The threshold issue to any conversation about DEI is to understand the substance behind critical terms as they do not mean the same thing to everyone. For our purposes, diversity is not just focused on gender and race, or on the longer list of categories protected from discrimination under federal, state, and local law. When you look at diversity to include geography, education, socioeconomic status, and social connections, you can better appreciate that the challenges facing historically marginalized groups are complex, and require sophisticated solutions that consider these barriers. For example, as Robinson Haden wisely notes, if lawyers of color do not belong to the same private clubs, attend the same schools, or grow up in the same places, as the decision-makers in an organization, they are at a distinct disadvantage compared to colleagues who do have those connections. This impacts access to high-profile assignments, interactions with clients, and other opportunities that effect rainmaking and advancement in law firm settings. Robinson Haden suggested we consider the recent headlines about the lawsuit filed by former Miami Dolphins coach Brian Flores against the National Football League (NFL), the Dolphins, and two other NFL teams alleging racism in the recruitment of coaches. I do not know or have any relationship to the parties, but one allegation resonated with me. Flores alleges he had been subjected to a sham interview, where the team did not intend to consider him fairly. He contends that they were going through the motions, as required by the NFL to consider diverse candidates when they had already decided on a white male. Virtually all NFL coaches are white men. Is it a surprise that many of these coveted positions are awarded to relatives of men who are already on coaching staffs? If people of color are not already represented in the NFL coaching staffs or on law firm executive committees, they are less likely to have mentors or sponsors who can propel them to the next level. Often, established organizations deny blame in these situations offering excuses why others are excluded.
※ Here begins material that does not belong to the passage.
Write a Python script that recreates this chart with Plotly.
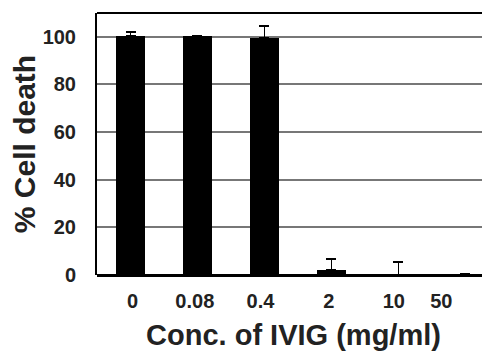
import plotly.graph_objects as go

categories = ["0", "0.08", "0.4", "2", "10", "50"]
cell_death = [100.5, 100.2, 99.6, 2.2, 0.0, 0.4]
err_plus = [1.4, 0.3, 4.8, 4.6, 5.3, 0.0]
y_ticks = [0, 20, 40, 60, 80, 100]

x_pos = list(range(len(categories)))
label_pos = [0.03, 0.96, 1.94, 2.96, 3.93, 4.64]

fig = go.Figure()
fig.add_trace(go.Bar(
    x=x_pos, y=cell_death, width=0.42,
    marker=dict(color="black", line=dict(width=0)),
    error_y=dict(type="data", symmetric=False, array=err_plus,
                 arrayminus=[0] * len(err_plus),
                 color="black", thickness=1.8, width=5),
    showlegend=False,
))

fig.add_shape(type="line", xref="paper", yref="paper", x0=0, x1=1, y0=1, y1=1,
              line=dict(color="black", width=2))

font_family = "Liberation Sans, Arial, sans-serif"
fig.update_layout(
    width=482, height=343,
    margin=dict(l=89, r=0, t=5, b=76),
    plot_bgcolor="white", paper_bgcolor="white",
    bargap=0,
    font=dict(family=font_family, color="#222", size=18),
    xaxis=dict(
        range=[-0.5, 5.366], tickmode="array", tickvals=label_pos, ticktext=categories,
        showgrid=False, zeroline=False, showline=False, ticks="",
        automargin=False,
        tickfont=dict(size=20, family=font_family, weight="bold", color="#222"),
        ticklabelstandoff=12,
        title=dict(text="Conc. of IVIG (mg/ml)", standoff=14,
                   font=dict(size=29, family=font_family, weight="bold", color="#222")),
    ),
    yaxis=dict(
        range=[0, 110], tickmode="array", tickvals=y_ticks,
        showgrid=True, gridcolor="#777", gridwidth=1.5,
        zeroline=True, zerolinecolor="black", zerolinewidth=2.5,
        showline=True, linecolor="black", linewidth=2, ticks="",
        automargin=False,
        tickfont=dict(size=20, family=font_family, weight="bold", color="#222"),
        ticklabelstandoff=15,
        title=dict(text="% Cell death", standoff=0,
                   font=dict(size=30, family=font_family, weight="bold", color="#222")),
    ),
)

fig.write_html("out.html")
There are several excuses (or myths) that pervade the profession negatively impacting diverse lawyers. An oft-cited excuse why organizations do not have a diverse team is because “we cannot find anyone.” Another is that “they are not qualified.” The facts don’t bear out these excuses. What it may actually mean is they have not looked very hard or are not willing to look in unfamiliar places. Consider some of the controversy surrounding President Joe Biden’s announcement that he would nominate a Black woman to fill the U.S. Supreme Court seat being vacated by Justice Stephen Breyer. Even though Biden’s nominee Ketanji Brown Jackson has dual Harvard degrees and deep experience in practice and on the bench, while many will applaud this monumental nomination, others will question whether the nominee is less qualified. Despite many highly credentialed Black women judges and lawyers already on the bench, the nominee and hopefully the newest justice, will inevitably face skeptics who will question her worthiness compared to others on the court. These are real challenges to diversity in the profession.
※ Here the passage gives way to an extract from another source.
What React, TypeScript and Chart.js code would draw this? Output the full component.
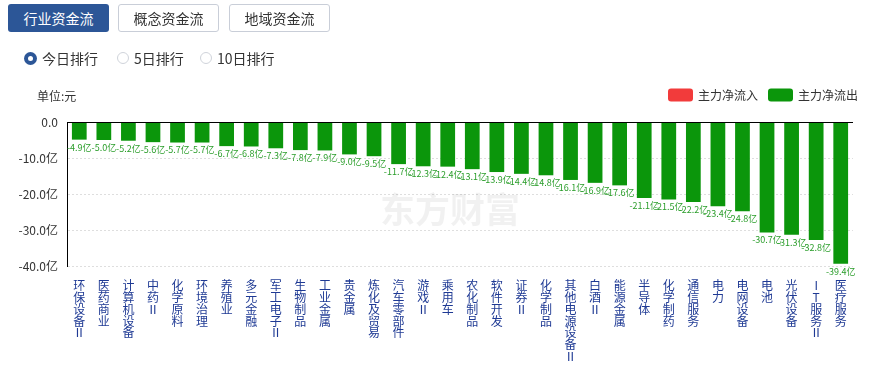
import React, { useEffect, useRef } from 'react';
import { Chart, registerables } from 'chart.js';

Chart.register(...registerables);

const categories = [
  '环保设备Ⅱ', '医药商业', '计算机设备', '中药Ⅱ', '化学原料', '环境治理', '养殖业', '多元金融',
  '军工电子Ⅱ', '生物制品', '工业金属', '贵金属', '炼化及贸易', '汽车零部件', '游戏Ⅱ', '乘用车',
  '农化制品', '软件开发', '证券Ⅱ', '化学制品', '其他电源设备Ⅱ', '白酒Ⅱ', '能源金属', '半导体',
  '化学制药', '通信服务', '电力', '电网设备', '电池', '光伏设备', 'IT服务Ⅱ', '医疗服务',
];

const outflow = [
  -4.9, -5.0, -5.2, -5.6, -5.7, -5.7, -6.7, -6.8,
  -7.3, -7.8, -7.9, -9.0, -9.5, -11.7, -12.3, -12.4,
  -13.1, -13.9, -14.4, -14.8, -16.1, -16.9, -17.6, -21.1,
  -21.5, -22.2, -23.4, -24.8, -30.7, -31.3, -32.8, -39.4,
];

const inflow: number[] = [];

const yTicks = [0, -10, -20, -30, -40];

const seriesNames = ['主力净流入', '主力净流出'];
const seriesColors = ['#f23b3b', '#0b960b'];

const FONT = '"Noto Sans CJK SC", "Noto Sans", sans-serif';

const extrasPlugin = {
  id: 'extras',
  beforeDatasetsDraw(chart: any) {
    const { ctx, chartArea } = chart;
    ctx.save();
    ctx.fillStyle = 'rgba(0,0,0,0.055)';
    ctx.font = `bold 35px ${FONT}`;
    ctx.textBaseline = 'middle';
    ctx.textAlign = 'left';
    const cx = (chartArea.left + chartArea.right) / 2;
    ctx.fillText('东方财富', cx - 80, 210);
    ctx.restore();
  },
  afterDatasetsDraw(chart: any) {
    const { ctx, chartArea, scales } = chart;
    ctx.save();
    // zero line
    const y0 = Math.round(scales.y.getPixelForValue(0)) + 0.5;
    ctx.strokeStyle = '#000';
    ctx.lineWidth = 1;
    ctx.beginPath();
    ctx.moveTo(chartArea.left, y0);
    ctx.lineTo(chartArea.right, y0);
    ctx.stroke();
    // bar labels
    const meta = chart.getDatasetMeta(1);
    ctx.font = `9px ${FONT}`;
    ctx.fillStyle = '#2a9d2a';
    ctx.textAlign = 'center';
    ctx.textBaseline = 'top';
    meta.data.forEach((bar: any, i: number) => {
      const v = chart.data.datasets[1].data[i] as number;
      ctx.fillText(`${v.toFixed(1)}亿`, bar.x, bar.y + 3);
    });
    ctx.restore();
  },
  afterDraw(chart: any) {
    const { ctx } = chart;
    ctx.save();
    ctx.font = `12px ${FONT}`;
    ctx.textBaseline = 'middle';
    ctx.fillStyle = '#333';
    ctx.textAlign = 'left';
    ctx.fillText('单位:元', 37, 96);
    // legend
    let x = 668;
    chart.data.datasets.forEach((ds: any) => {
      ctx.fillStyle = ds.backgroundColor;
      ctx.beginPath();
      (ctx as any).roundRect(x, 88.5, 25, 13, 3);
      ctx.fill();
      ctx.fillStyle = '#333';
      ctx.fillText(ds.label, x + 30, 95);
      x += 100;
    });
    ctx.restore();
  },
};

function Tab({ left, text, active }: { left: number; text: string; active?: boolean }) {
  return (
    <div
      style={{
        position: 'absolute',
        left,
        top: 4,
        width: active ? 101 : 99,
        height: active ? 28 : 26,
        lineHeight: active ? '28px' : '26px',
        textAlign: 'center',
        fontSize: 14,
        borderRadius: 3,
        background: active ? '#2c5697' : '#fff',
        color: active ? '#fff' : '#333',
        border: active ? 'none' : '1px solid #c9ced8',
        fontFamily: FONT,
      }}
    >
      {text}
    </div>
  );
}

function Radio({ left, text, active }: { left: number; text: string; active?: boolean }) {
  return (
    <div style={{ position: 'absolute', left, top: 48, height: 20, display: 'flex', alignItems: 'center', fontFamily: FONT, fontSize: 14, color: '#333' }}>
      <div
        style={{
          width: active ? 13 : 12,
          height: active ? 13 : 12,
          borderRadius: '50%',
          boxSizing: 'border-box',
          background: active ? '#2c5697' : '#fff',
          border: active ? 'none' : '1px solid #cfd3da',
          display: 'flex',
          alignItems: 'center',
          justifyContent: 'center',
          marginRight: 5,
        }}
      >
        {active ? <div style={{ width: 5, height: 5, borderRadius: '50%', background: '#fff' }} /> : null}
      </div>
      <span>{text}</span>
    </div>
  );
}

export default function App() {
  const ref = useRef<HTMLCanvasElement>(null);
  useEffect(() => {
    if (!ref.current) return;
    const chart = new Chart(ref.current, {
      type: 'bar',
      data: {
        labels: categories,
        datasets: [
          { label: seriesNames[0], data: inflow, backgroundColor: seriesColors[0], grouped: false, barPercentage: 0.6, categoryPercentage: 1 } as any,
          { label: seriesNames[1], data: outflow, backgroundColor: seriesColors[1], grouped: false, barPercentage: 0.6, categoryPercentage: 1 } as any,
        ],
      },
      options: {
        responsive: false,
        animation: false,
        devicePixelRatio: 1,
        layout: { padding: { top: 122, left: 0, right: 24, bottom: 0 } },
        plugins: { legend: { display: false }, tooltip: { enabled: false }, title: { display: false } },
        scales: {
          x: {
            grid: { display: false },
            border: { display: false },
            afterFit: (s: any) => { s.height = 99; },
            ticks: {
              autoSkip: false,
              maxRotation: 0,
              minRotation: 0,
              padding: 6,
              color: '#1f3a94',
              font: { family: FONT, size: 12, lineHeight: 0.98 },
              callback: function (this: any, value: any) {
                return Array.from(this.getLabelForValue(value) as string);
              },
            },
          },
          y: {
            min: -40,
            max: 0,
            afterFit: (s: any) => { s.width = 67; },
            afterBuildTicks: (s: any) => { s.ticks = yTicks.map((v) => ({ value: v })); },
            grid: {
              drawTicks: false,
              color: (c: any) => (c.tick && c.tick.value === 0 ? 'rgba(0,0,0,0)' : '#dedede'),
            },
            border: { display: true, color: '#000', width: 1, dash: [2, 2] },
            ticks: {
              padding: 9,
              color: '#333',
              font: { family: FONT, size: 12 },
              callback: (v: any) => (v === 0 ? '0.0' : `${Number(v).toFixed(1)}亿`),
            },
          },
        },
      },
      plugins: [extrasPlugin],
    });
    return () => chart.destroy();
  }, []);

  return (
    <div style={{ position: 'fixed', left: 0, top: 0, width: 877, height: 365, background: '#fff', overflow: 'hidden' }}>
      <canvas ref={ref} width={877} height={365} style={{ position: 'absolute', left: 0, top: 0 }} />
      <Tab left={8} text="行业资金流" active />
      <Tab left={118} text="概念资金流" />
      <Tab left={229} text="地域资金流" />
      <Radio left={24} text="今日排行" active />
      <Radio left={117} text="5日排行" />
      <Radio left={200} text="10日排行" />
    </div>
  );
}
Another troubling myth is that legal employers are giving women and minorities opportunities by assigning them to diversity and hiring committees and including them on client pitches. Many of us who have been in that position (especially when the client representative making the decision on which firm to hire is themselves obviously diverse) know the folly of this. As Davis noted, it is “OK to be intentional in considering who is on a team.” Davis elaborated, we should consider “different perspectives as well as minorities and women” because it’s a “matter of the math—the more points of view in the room, the better the result for the client.” Further, experience shows that for women and minorities to have a meaningful impact on firm culture, a critical mass is essential. Tokenism does not work. Some organizations do this successfully; their actions are consistent with their words. Others do not act in accordance with their stated corporate culture supporting DEI. It is common for a diverse lawyer to be invited to a client pitch, with diversity being a factor on which the firm is being evaluated, to find out later that they were excluded from the project they helped win. As women and minority lawyers continue to face this humiliation, inevitably they leave. The revolving door syndrome reflects the difficulty in retaining talent; if people don’t feel welcome, then they won’t stick around. Inclusion may involve inviting lawyers to the pitch, but belonging means you treated people like they are welcome, assuring they reap the rewards—assignments, origination credit, and promotion.
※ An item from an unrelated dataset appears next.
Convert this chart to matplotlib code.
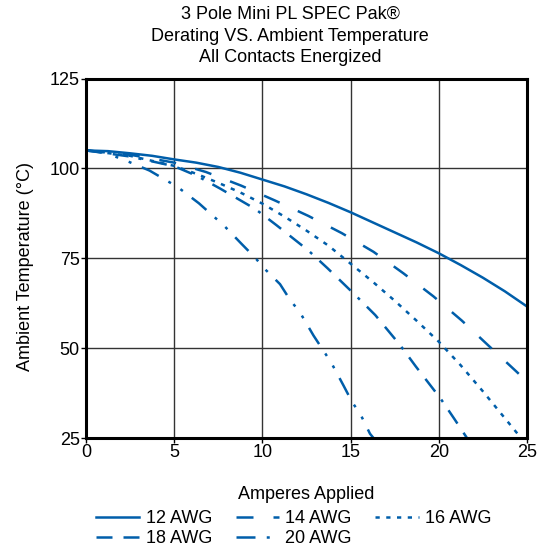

The revolving door issue leads to another myth about DEI in the legal profession, namely that women and minorities leave firms because “they can’t cut it.” I first heard this explanation over 35 years ago when a diverse associate with stellar credentials left the firm for public service. A partner commented that “some people are just not cut out for a place like this.” I never forgot it and continue to celebrate the extraordinary accomplishments of the departing lawyer who after initial public service went on to become a leading, rainmaking partner at one of the country’s most prominent firms before returning to public service in two Presidential administrations. Notably, the firm he joined many years ago put its money where their mouth was. That firm lived its stated mission of attracting and retaining the best and the brightest in our profession, including my former colleague. A similar myth is that women leave firms to go in-house so they “don’t have to work as hard” and “can have more time with their children,” while men move because they “want to get involved in the business side.” These biases further degrade the work ethic of women and men who move in-house for a range of personal and professional reasons.
Finally, we addressed another myth that clients are effecting change by selecting diverse lawyers to handle their matters. Many people who make the decision of which firm to engage for a matter feel they must use the large firms they have always used. There is comfort in that, but it perpetuates discrimination. As Davis noted, that’s “incumbency bias.” Some clients repeatedly hire the same lawyers because that is their comfort level. Clients must commit to assuring diverse lawyers play meaningful roles and receive credit if the goal is to advance the needle. Unfortunately, diverse lawyers are often shortchanged on access to meaningful work or financial credit. As Davis can attest, that is a major reason why talented women and minority lawyers leave large firms and venture on their own or join diverse-owned firms. Lawyers at NAMWOLF firms (my firm has been fortunate to be a member for over 10 years) have successfully handled high-stakes matters for sophisticated clients under intense public scrutiny. One avenue, according to Robinson Haden, is the growth of diverse lawyers in-house who can assign work. Another interesting phenomenon that Robinson Haden shared is that as more diverse lawyers in-house develop relationships, they may return to private firms with books of business and valuable industry expertise. By returning to firms as partners with financial clout they can influence cultural change and open doors for others.
There is no easy solution to a problem so resistant to change. Progress has been disappointingly slow. It takes genuine commitment from industry leaders with the ability to engage outside counsel, assign work, and insist on measurable results in order to open opportunities for women and minority lawyers and to reduce attrition among our ranks.